Sunrise brimming over those Georgia pines at Mom and Dad's house. Christmas morning, 2016.
This was my 30th Christmas and I don't think I've ever been able to sleep past sunrise.
I'm grateful for the quiet little lake town my parents retired to. Beyond giving me an excuse to go visit, it's been a place of healing, reflection, and inspiration. I think an equally important part of the creative process is the times of stillness and rest between kinetically creating. If there's one thing I learned in 2016, is that busyness does not equal progress.
It's one of those rare and magical snow days in Nashville where the city shuts down, schools are out, and the grocery stores are ravaged of their milk, bread, and frozen pizza. Some of us stumble into work, some of us hunker down at each other's houses, or a few of us venture out to a coffee shop to get some work done. But not before going out to play first, of course.
In an effort to ward off the cold & welcome 2017, we held our annual Christmas tree burning in my backyard. We did something a little different by way of tossing lavender, tobacco, and slips of paper on which we wrote aspects of 2016 we wanted to let go of this year into the crackling flames.
Perhaps it was corny and overly symbolic, but it was healing nonetheless, binding our tight little community even closer.
And then theres also Ranger @reubenbidez doing a dab-photobomb in front of @whereissionnie and @otisjamesnashville . . .
It was one of those dreary December days which make back roads seem enchanted and invites you to settle into the driver’s seat and get lost.

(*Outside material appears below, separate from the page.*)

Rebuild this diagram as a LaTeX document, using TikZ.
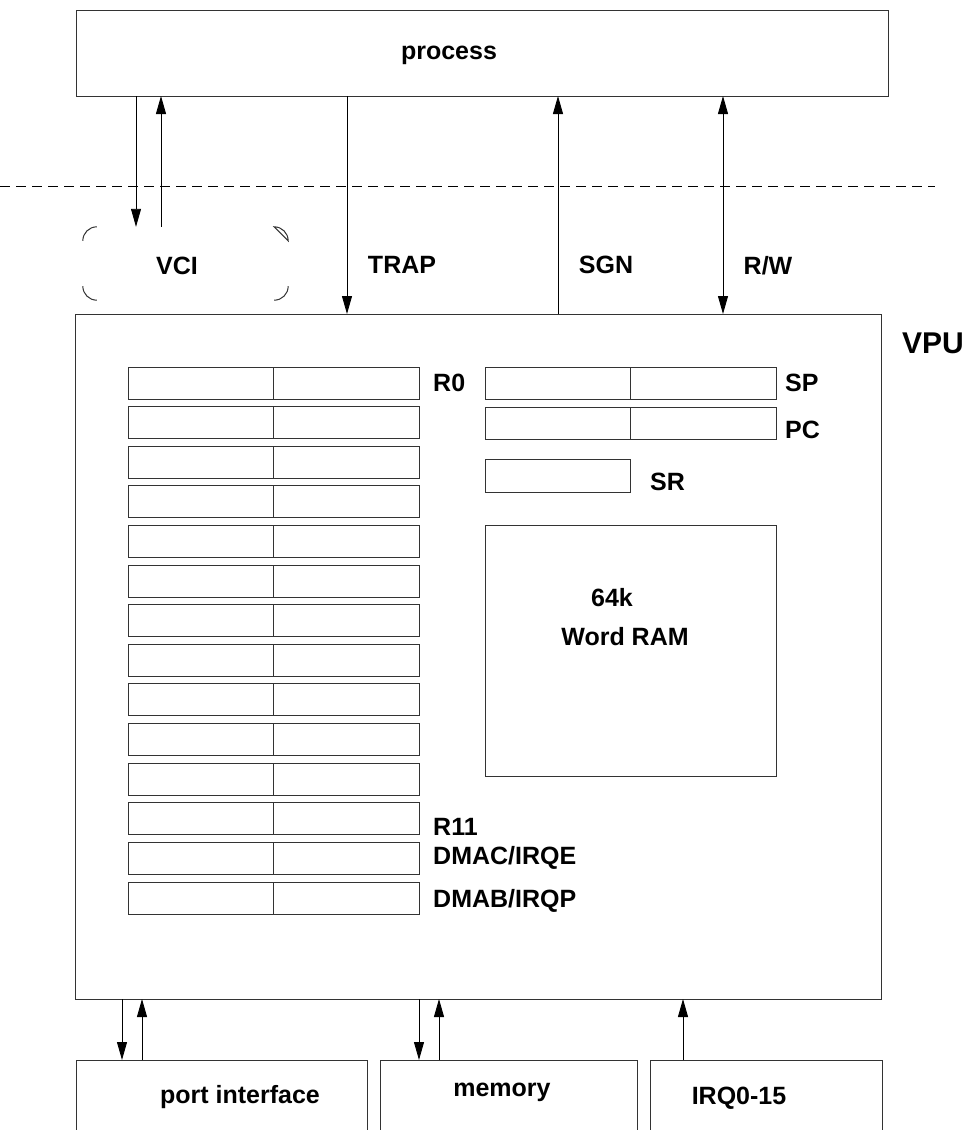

I was driving back to Nashville from my parents’ place in Georgia and I decided it was a “back roads only” kind of journey. I was traveling alone and had no where to be at any certain hour. This is freedom.
I spend a lot of time with my 94-year-old grandmother and have heard her version of the South since before I can remember. In this back roads journey, I saw her South come to life down those twisted and fog-shrouded streets. Barns, homes, and machinery in various states of disrepair, bearing witness to the South which once was and silently questioning what we will become in the next few decades.
By the time my four hour drive had turned into seven, I decided to get back to the interstate and head on home. The silence resting on the land had a sort of taught, anxious feel to it as I snaked down crumbling roads. Or maybe that was just the kinetic troubles of my own mind. I don’t have an answer to the question posed by the fallow fields and dilapidated homesteads, the living history climbing the walls and consuming rusted out tractors. I suppose we’ll do what we’ve always done: we press on, we rebuild, we create and re-create the future from the rubble, holding fast to our history and shaping the path before us. What a privilege.
The more we learn about our history, the more we can shape what’s ahead. My name is Kate Gazaway and it’s an honor to be here. Thanks for following along this past week.